The city highlighted misleading advertising in its July 15 news release and featured a victim of the practice, consumer Karinie Olivero.

Olivero saw a 2017 Jeep four-wheel-drive Grand Cherokee advertised by Brooklyn Mitsubishi on CarGurus for $27,994 and sought to buy the vehicle at that price, putting $10,000 down in June 2018, according to the agency. The dealership “rushed” her through documents and ultimately charged her $36,585 for the Grand Cherokee, the city alleged. When Olivero complained, she was told she didn’t qualify for that sale price because of her credit, the city said.

“I wanted to buy a car to provide a better life for myself and my family,” Olivero said in a statement. “But these dealerships preyed on consumers like me with false and misleading information, and they failed to notify me of my rights under the law.”

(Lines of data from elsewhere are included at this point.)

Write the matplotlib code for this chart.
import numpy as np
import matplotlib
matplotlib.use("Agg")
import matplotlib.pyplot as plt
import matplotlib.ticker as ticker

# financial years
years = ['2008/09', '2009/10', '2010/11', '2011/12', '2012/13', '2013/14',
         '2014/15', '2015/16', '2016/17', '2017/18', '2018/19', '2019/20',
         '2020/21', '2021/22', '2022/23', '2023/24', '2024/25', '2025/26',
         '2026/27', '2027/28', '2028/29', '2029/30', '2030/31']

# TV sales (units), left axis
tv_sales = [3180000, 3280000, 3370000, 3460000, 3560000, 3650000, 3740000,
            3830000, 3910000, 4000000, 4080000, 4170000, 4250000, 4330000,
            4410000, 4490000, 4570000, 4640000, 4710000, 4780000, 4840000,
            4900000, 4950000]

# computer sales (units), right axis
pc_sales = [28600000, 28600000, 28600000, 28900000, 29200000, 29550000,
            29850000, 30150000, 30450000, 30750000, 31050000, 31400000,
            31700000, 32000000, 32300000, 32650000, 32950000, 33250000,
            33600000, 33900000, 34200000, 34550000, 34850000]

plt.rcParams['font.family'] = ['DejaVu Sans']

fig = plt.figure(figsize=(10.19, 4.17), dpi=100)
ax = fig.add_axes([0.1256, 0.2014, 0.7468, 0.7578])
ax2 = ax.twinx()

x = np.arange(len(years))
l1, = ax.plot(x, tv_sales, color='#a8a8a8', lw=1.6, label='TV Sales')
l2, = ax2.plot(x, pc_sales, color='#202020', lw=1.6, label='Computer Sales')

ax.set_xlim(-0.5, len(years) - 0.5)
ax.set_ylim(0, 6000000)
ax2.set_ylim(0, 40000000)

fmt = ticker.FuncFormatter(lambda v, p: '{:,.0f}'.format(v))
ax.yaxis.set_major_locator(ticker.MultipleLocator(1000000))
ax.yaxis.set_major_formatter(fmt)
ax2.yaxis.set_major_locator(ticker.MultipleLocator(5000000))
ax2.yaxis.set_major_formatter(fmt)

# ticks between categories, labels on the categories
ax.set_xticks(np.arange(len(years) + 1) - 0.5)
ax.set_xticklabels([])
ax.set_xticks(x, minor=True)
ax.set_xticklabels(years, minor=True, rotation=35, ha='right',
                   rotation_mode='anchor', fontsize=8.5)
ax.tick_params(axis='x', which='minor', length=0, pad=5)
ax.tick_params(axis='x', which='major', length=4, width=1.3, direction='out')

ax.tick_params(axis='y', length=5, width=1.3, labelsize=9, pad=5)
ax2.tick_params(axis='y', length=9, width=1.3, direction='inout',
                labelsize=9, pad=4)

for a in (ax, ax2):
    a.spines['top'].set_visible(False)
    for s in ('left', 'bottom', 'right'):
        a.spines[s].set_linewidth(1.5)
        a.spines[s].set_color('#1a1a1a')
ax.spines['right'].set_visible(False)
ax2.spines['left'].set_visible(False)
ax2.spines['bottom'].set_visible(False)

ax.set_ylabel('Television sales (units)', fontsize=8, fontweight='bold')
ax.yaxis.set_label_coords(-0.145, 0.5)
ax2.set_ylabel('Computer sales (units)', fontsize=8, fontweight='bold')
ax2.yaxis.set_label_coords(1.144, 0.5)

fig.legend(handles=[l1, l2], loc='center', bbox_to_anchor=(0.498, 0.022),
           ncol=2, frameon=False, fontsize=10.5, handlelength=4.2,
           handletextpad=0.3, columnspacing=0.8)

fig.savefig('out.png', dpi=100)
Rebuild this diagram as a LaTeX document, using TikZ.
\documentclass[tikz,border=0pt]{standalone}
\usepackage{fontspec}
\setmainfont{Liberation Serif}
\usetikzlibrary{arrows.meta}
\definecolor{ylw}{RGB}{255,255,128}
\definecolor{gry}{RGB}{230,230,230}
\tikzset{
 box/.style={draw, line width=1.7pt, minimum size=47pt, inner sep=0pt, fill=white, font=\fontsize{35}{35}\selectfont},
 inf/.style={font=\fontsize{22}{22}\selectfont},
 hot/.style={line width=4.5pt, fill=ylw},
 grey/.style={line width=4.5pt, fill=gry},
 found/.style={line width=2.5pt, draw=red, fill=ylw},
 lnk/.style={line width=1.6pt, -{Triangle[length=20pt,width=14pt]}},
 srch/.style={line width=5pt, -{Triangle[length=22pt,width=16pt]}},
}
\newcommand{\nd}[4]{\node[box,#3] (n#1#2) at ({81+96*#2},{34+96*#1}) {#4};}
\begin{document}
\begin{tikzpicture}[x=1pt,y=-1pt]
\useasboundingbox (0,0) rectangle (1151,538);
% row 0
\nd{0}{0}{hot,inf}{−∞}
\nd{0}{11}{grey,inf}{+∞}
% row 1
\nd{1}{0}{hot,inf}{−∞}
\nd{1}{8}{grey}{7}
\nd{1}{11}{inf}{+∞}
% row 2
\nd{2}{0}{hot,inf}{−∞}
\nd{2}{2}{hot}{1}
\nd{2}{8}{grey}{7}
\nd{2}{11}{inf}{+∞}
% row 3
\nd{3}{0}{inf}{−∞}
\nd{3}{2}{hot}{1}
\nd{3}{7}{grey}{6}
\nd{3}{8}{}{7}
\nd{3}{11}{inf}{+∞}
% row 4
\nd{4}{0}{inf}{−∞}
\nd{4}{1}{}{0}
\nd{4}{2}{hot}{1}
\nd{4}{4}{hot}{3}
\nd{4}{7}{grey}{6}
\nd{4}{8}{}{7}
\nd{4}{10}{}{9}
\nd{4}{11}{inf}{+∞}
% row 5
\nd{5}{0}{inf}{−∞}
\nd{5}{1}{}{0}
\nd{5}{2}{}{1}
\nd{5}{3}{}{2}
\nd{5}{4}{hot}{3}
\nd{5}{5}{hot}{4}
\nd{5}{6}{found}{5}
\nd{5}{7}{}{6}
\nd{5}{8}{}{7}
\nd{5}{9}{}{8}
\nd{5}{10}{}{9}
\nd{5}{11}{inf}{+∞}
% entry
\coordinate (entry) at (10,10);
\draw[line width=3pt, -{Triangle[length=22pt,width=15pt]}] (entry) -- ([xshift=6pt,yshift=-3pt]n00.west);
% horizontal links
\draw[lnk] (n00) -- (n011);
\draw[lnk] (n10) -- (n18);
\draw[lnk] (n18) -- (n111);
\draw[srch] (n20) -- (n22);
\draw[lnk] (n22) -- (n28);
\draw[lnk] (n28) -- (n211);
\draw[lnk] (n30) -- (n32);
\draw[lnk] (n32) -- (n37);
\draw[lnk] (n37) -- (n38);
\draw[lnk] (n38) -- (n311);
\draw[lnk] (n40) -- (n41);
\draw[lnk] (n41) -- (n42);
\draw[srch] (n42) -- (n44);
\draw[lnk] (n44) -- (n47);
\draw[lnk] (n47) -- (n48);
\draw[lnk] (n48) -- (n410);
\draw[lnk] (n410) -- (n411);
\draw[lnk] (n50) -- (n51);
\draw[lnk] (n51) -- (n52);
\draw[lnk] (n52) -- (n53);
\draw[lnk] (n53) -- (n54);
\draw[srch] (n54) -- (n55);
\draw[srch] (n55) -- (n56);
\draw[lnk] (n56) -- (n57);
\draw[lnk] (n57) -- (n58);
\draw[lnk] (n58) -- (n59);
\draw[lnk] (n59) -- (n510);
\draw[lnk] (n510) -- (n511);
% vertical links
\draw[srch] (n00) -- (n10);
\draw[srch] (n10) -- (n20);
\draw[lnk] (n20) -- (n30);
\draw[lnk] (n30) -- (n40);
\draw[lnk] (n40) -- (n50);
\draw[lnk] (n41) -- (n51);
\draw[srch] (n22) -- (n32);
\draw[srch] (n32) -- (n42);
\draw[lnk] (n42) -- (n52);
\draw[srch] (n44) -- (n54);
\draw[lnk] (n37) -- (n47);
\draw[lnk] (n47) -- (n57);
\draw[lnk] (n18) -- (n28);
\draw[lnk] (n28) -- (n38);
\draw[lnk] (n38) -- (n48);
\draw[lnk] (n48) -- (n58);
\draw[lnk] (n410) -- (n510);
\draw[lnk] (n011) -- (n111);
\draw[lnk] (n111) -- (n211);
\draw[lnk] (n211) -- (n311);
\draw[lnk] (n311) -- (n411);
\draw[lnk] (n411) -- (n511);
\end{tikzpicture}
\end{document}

Brooklyn Mitsubishi’s admission to a single count of deceptive trade practices acknowledged more than a thousand instances of false and misleading prices, more than 3,000 false declarations it didn’t charge dealership fees, and more than 2,700 examples of advertising financing approval as guaranteed when it wasn’t.

The petition shows a New York City dealer can rack up deceptive trade practice violations easily for advertising. For example, every misleading price displayed on an individual dealership or third-party listing website counted as a separate violation, according to the city. Every day each of five YouTube videos existed on the Brooklyn Mitsubishi YouTube channel proclaiming a lack of dealership fees constituted a separate violation, the city said. Some of these were knowing violations, committed after the department alerted the dealership about advertising it found deceptive, the city said.